Given information

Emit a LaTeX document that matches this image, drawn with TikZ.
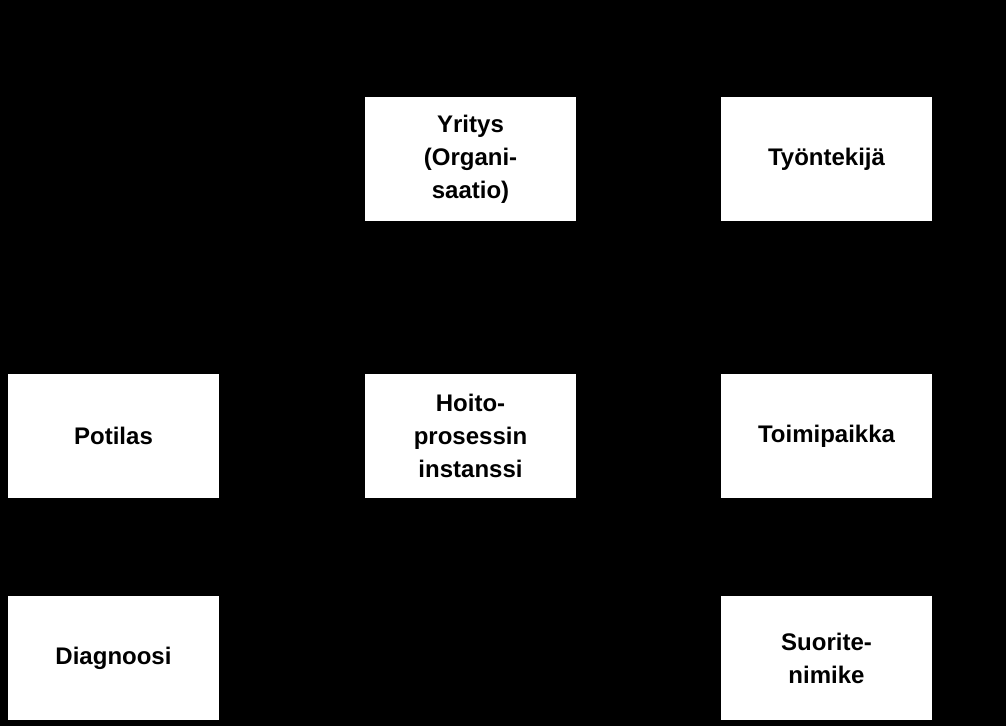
\documentclass[tikz,border=0pt]{standalone}
\usepackage{fontspec}
\setmainfont{Liberation Sans}
\begin{document}
\begin{tikzpicture}[x=1pt,y=-1pt,
  box/.style={fill=white,draw=none,minimum width=211pt,minimum height=124pt,inner sep=0pt,
    align=center,font=\fontsize{24}{33}\selectfont\bfseries,text=black}]
\fill[black] (0,0) rectangle (1006,726);
\useasboundingbox (0,0) rectangle (1006,726);
\node[box] (yritys) at (470.5,159) {Yritys\\(Organi-\\saatio)};
\node[box] (tyontekija) at (826.5,159) {Työntekijä};
\node[box] (potilas) at (113.5,436) {Potilas};
\node[box] (hoito) at (470.5,436) {Hoito-\\prosessin\\instanssi};
\node[box] (toimipaikka) at (826.5,436) {Toimipaikka};
\node[box] (diagnoosi) at (113.5,658) {Diagnoosi};
\node[box] (suorite) at (826.5,658) {Suorite-\\nimike};
\end{tikzpicture}
\end{document}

Work to be completed
Transcribe the material exactly, and leave out whatever pictures it holds.

Solution for this task
Emit a LaTeX document that matches this image, drawn with TikZ.
\documentclass[tikz,border=0pt]{standalone}
\usepackage{fontspec}
\setmainfont{Liberation Sans}
\begin{document}
\begin{tikzpicture}[x=1pt,y=-1pt,
  box/.style={fill=white,draw=none,minimum width=211pt,minimum height=124pt,inner sep=0pt,
    align=center,font=\fontsize{24}{33}\selectfont\bfseries,text=black}]
\fill[black] (0,0) rectangle (1006,726);
\useasboundingbox (0,0) rectangle (1006,726);
\node[box] (yritys) at (470.5,159) {Yritys\\(Organi-\\saatio)};
\node[box] (tyontekija) at (826.5,159) {Työntekijä};
\node[box] (potilas) at (113.5,436) {Potilas};
\node[box] (hoito) at (470.5,436) {Hoito-\\prosessin\\instanssi};
\node[box] (toimipaikka) at (826.5,436) {Toimipaikka};
\node[box] (diagnoosi) at (113.5,658) {Diagnoosi};
\node[box] (suorite) at (826.5,658) {Suorite-\\nimike};
\end{tikzpicture}
\end{document}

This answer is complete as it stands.